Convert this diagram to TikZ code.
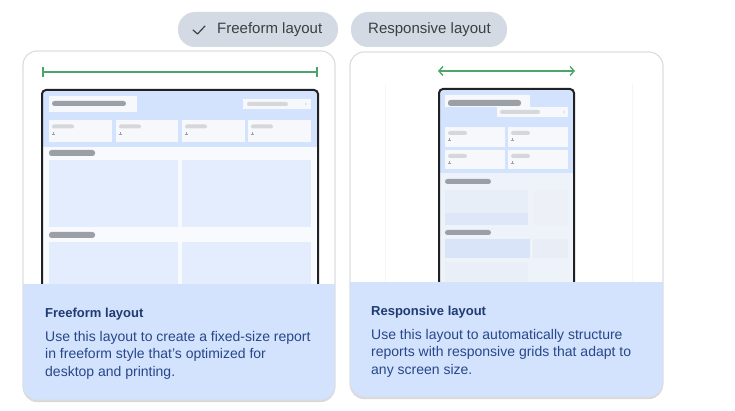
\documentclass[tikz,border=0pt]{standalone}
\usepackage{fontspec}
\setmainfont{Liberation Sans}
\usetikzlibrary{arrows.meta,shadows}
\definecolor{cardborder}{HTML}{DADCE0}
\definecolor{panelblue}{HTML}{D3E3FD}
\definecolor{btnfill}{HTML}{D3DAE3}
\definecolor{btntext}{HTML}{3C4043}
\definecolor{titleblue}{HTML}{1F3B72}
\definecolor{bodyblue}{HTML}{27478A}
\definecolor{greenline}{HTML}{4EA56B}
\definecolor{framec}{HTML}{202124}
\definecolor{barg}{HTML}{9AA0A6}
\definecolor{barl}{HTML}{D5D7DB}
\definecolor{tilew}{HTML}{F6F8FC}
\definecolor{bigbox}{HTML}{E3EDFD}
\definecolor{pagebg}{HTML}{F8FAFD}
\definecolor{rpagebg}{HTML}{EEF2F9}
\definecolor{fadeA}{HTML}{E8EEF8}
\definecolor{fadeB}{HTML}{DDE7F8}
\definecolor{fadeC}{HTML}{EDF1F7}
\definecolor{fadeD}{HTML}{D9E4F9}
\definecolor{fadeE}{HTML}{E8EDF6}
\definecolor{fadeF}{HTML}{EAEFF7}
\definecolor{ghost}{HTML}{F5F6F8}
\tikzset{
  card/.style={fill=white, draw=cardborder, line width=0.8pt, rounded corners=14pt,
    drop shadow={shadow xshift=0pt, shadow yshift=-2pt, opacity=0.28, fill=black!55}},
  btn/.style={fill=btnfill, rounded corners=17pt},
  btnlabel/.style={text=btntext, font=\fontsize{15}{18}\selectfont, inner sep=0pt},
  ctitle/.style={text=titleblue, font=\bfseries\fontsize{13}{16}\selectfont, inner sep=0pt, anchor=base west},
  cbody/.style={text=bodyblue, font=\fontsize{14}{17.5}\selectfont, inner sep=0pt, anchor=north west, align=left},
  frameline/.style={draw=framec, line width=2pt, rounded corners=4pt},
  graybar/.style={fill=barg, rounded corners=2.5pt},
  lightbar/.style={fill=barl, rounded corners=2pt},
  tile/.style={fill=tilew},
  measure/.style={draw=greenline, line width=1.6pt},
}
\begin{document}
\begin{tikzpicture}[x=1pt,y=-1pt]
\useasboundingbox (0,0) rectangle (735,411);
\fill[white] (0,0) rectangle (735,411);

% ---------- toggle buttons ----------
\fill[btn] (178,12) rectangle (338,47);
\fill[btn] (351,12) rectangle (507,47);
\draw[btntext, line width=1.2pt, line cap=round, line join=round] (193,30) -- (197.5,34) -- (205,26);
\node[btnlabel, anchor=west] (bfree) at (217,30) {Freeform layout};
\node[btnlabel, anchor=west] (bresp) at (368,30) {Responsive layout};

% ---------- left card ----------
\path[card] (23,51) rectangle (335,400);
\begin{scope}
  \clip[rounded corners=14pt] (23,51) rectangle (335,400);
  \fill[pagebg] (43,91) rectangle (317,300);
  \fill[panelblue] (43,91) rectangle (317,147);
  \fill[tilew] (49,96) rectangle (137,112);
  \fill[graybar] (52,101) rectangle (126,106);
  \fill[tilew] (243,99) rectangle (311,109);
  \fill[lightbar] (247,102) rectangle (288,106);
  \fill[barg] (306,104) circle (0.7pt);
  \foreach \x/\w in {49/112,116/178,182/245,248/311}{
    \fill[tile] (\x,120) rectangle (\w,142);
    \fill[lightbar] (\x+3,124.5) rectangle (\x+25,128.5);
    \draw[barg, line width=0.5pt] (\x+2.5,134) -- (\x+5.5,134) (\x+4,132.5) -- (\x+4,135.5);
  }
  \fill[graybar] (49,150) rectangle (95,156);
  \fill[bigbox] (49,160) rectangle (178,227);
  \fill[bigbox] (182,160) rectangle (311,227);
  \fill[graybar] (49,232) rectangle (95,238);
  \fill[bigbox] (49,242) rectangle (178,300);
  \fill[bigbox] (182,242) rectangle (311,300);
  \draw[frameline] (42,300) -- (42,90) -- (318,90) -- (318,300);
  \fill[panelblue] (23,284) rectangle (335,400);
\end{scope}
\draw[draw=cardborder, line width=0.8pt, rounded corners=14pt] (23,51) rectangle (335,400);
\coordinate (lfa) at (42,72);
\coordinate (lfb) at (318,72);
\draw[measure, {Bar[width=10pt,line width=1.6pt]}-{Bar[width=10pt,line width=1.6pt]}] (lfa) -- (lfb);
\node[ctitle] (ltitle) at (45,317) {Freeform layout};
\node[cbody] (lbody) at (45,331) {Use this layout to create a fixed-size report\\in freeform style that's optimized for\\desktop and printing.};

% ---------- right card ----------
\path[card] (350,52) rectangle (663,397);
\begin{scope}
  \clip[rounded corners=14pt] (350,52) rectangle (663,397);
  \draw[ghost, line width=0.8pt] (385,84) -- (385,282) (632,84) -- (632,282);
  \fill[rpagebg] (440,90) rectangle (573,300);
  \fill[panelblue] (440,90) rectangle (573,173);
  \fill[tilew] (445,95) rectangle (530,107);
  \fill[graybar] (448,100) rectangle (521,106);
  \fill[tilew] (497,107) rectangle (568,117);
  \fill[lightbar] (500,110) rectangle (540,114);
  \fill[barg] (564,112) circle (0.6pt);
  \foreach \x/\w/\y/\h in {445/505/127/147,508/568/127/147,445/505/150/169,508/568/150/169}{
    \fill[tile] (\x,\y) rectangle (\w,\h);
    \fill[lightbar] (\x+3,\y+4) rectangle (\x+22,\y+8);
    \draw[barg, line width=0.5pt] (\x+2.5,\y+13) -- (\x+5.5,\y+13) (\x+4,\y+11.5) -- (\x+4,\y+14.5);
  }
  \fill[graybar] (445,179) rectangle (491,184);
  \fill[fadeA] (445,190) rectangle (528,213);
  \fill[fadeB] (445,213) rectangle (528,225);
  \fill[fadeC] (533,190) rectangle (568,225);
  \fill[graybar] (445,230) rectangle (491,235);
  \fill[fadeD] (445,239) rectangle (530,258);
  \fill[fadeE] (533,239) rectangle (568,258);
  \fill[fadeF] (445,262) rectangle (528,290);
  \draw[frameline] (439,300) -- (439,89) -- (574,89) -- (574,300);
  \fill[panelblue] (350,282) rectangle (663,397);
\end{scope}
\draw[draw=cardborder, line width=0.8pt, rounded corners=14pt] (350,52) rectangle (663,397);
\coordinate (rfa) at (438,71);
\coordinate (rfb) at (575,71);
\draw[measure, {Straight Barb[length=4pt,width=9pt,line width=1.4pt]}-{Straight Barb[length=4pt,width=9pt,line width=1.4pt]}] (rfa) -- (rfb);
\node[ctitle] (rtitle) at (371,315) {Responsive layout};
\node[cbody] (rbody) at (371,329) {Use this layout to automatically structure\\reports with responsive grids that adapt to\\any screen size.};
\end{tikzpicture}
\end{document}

Directions:
Images in the data above are to be skipped. Retype all other material exactly.

Answer:
Convert this diagram to TikZ code.
\documentclass[tikz,border=0pt]{standalone}
\usepackage{fontspec}
\setmainfont{Liberation Sans}
\usetikzlibrary{arrows.meta,shadows}
\definecolor{cardborder}{HTML}{DADCE0}
\definecolor{panelblue}{HTML}{D3E3FD}
\definecolor{btnfill}{HTML}{D3DAE3}
\definecolor{btntext}{HTML}{3C4043}
\definecolor{titleblue}{HTML}{1F3B72}
\definecolor{bodyblue}{HTML}{27478A}
\definecolor{greenline}{HTML}{4EA56B}
\definecolor{framec}{HTML}{202124}
\definecolor{barg}{HTML}{9AA0A6}
\definecolor{barl}{HTML}{D5D7DB}
\definecolor{tilew}{HTML}{F6F8FC}
\definecolor{bigbox}{HTML}{E3EDFD}
\definecolor{pagebg}{HTML}{F8FAFD}
\definecolor{rpagebg}{HTML}{EEF2F9}
\definecolor{fadeA}{HTML}{E8EEF8}
\definecolor{fadeB}{HTML}{DDE7F8}
\definecolor{fadeC}{HTML}{EDF1F7}
\definecolor{fadeD}{HTML}{D9E4F9}
\definecolor{fadeE}{HTML}{E8EDF6}
\definecolor{fadeF}{HTML}{EAEFF7}
\definecolor{ghost}{HTML}{F5F6F8}
\tikzset{
  card/.style={fill=white, draw=cardborder, line width=0.8pt, rounded corners=14pt,
    drop shadow={shadow xshift=0pt, shadow yshift=-2pt, opacity=0.28, fill=black!55}},
  btn/.style={fill=btnfill, rounded corners=17pt},
  btnlabel/.style={text=btntext, font=\fontsize{15}{18}\selectfont, inner sep=0pt},
  ctitle/.style={text=titleblue, font=\bfseries\fontsize{13}{16}\selectfont, inner sep=0pt, anchor=base west},
  cbody/.style={text=bodyblue, font=\fontsize{14}{17.5}\selectfont, inner sep=0pt, anchor=north west, align=left},
  frameline/.style={draw=framec, line width=2pt, rounded corners=4pt},
  graybar/.style={fill=barg, rounded corners=2.5pt},
  lightbar/.style={fill=barl, rounded corners=2pt},
  tile/.style={fill=tilew},
  measure/.style={draw=greenline, line width=1.6pt},
}
\begin{document}
\begin{tikzpicture}[x=1pt,y=-1pt]
\useasboundingbox (0,0) rectangle (735,411);
\fill[white] (0,0) rectangle (735,411);

% ---------- toggle buttons ----------
\fill[btn] (178,12) rectangle (338,47);
\fill[btn] (351,12) rectangle (507,47);
\draw[btntext, line width=1.2pt, line cap=round, line join=round] (193,30) -- (197.5,34) -- (205,26);
\node[btnlabel, anchor=west] (bfree) at (217,30) {Freeform layout};
\node[btnlabel, anchor=west] (bresp) at (368,30) {Responsive layout};

% ---------- left card ----------
\path[card] (23,51) rectangle (335,400);
\begin{scope}
  \clip[rounded corners=14pt] (23,51) rectangle (335,400);
  \fill[pagebg] (43,91) rectangle (317,300);
  \fill[panelblue] (43,91) rectangle (317,147);
  \fill[tilew] (49,96) rectangle (137,112);
  \fill[graybar] (52,101) rectangle (126,106);
  \fill[tilew] (243,99) rectangle (311,109);
  \fill[lightbar] (247,102) rectangle (288,106);
  \fill[barg] (306,104) circle (0.7pt);
  \foreach \x/\w in {49/112,116/178,182/245,248/311}{
    \fill[tile] (\x,120) rectangle (\w,142);
    \fill[lightbar] (\x+3,124.5) rectangle (\x+25,128.5);
    \draw[barg, line width=0.5pt] (\x+2.5,134) -- (\x+5.5,134) (\x+4,132.5) -- (\x+4,135.5);
  }
  \fill[graybar] (49,150) rectangle (95,156);
  \fill[bigbox] (49,160) rectangle (178,227);
  \fill[bigbox] (182,160) rectangle (311,227);
  \fill[graybar] (49,232) rectangle (95,238);
  \fill[bigbox] (49,242) rectangle (178,300);
  \fill[bigbox] (182,242) rectangle (311,300);
  \draw[frameline] (42,300) -- (42,90) -- (318,90) -- (318,300);
  \fill[panelblue] (23,284) rectangle (335,400);
\end{scope}
\draw[draw=cardborder, line width=0.8pt, rounded corners=14pt] (23,51) rectangle (335,400);
\coordinate (lfa) at (42,72);
\coordinate (lfb) at (318,72);
\draw[measure, {Bar[width=10pt,line width=1.6pt]}-{Bar[width=10pt,line width=1.6pt]}] (lfa) -- (lfb);
\node[ctitle] (ltitle) at (45,317) {Freeform layout};
\node[cbody] (lbody) at (45,331) {Use this layout to create a fixed-size report\\in freeform style that's optimized for\\desktop and printing.};

% ---------- right card ----------
\path[card] (350,52) rectangle (663,397);
\begin{scope}
  \clip[rounded corners=14pt] (350,52) rectangle (663,397);
  \draw[ghost, line width=0.8pt] (385,84) -- (385,282) (632,84) -- (632,282);
  \fill[rpagebg] (440,90) rectangle (573,300);
  \fill[panelblue] (440,90) rectangle (573,173);
  \fill[tilew] (445,95) rectangle (530,107);
  \fill[graybar] (448,100) rectangle (521,106);
  \fill[tilew] (497,107) rectangle (568,117);
  \fill[lightbar] (500,110) rectangle (540,114);
  \fill[barg] (564,112) circle (0.6pt);
  \foreach \x/\w/\y/\h in {445/505/127/147,508/568/127/147,445/505/150/169,508/568/150/169}{
    \fill[tile] (\x,\y) rectangle (\w,\h);
    \fill[lightbar] (\x+3,\y+4) rectangle (\x+22,\y+8);
    \draw[barg, line width=0.5pt] (\x+2.5,\y+13) -- (\x+5.5,\y+13) (\x+4,\y+11.5) -- (\x+4,\y+14.5);
  }
  \fill[graybar] (445,179) rectangle (491,184);
  \fill[fadeA] (445,190) rectangle (528,213);
  \fill[fadeB] (445,213) rectangle (528,225);
  \fill[fadeC] (533,190) rectangle (568,225);
  \fill[graybar] (445,230) rectangle (491,235);
  \fill[fadeD] (445,239) rectangle (530,258);
  \fill[fadeE] (533,239) rectangle (568,258);
  \fill[fadeF] (445,262) rectangle (528,290);
  \draw[frameline] (439,300) -- (439,89) -- (574,89) -- (574,300);
  \fill[panelblue] (350,282) rectangle (663,397);
\end{scope}
\draw[draw=cardborder, line width=0.8pt, rounded corners=14pt] (350,52) rectangle (663,397);
\coordinate (rfa) at (438,71);
\coordinate (rfb) at (575,71);
\draw[measure, {Straight Barb[length=4pt,width=9pt,line width=1.4pt]}-{Straight Barb[length=4pt,width=9pt,line width=1.4pt]}] (rfa) -- (rfb);
\node[ctitle] (rtitle) at (371,315) {Responsive layout};
\node[cbody] (rbody) at (371,329) {Use this layout to automatically structure\\reports with responsive grids that adapt to\\any screen size.};
\end{tikzpicture}
\end{document}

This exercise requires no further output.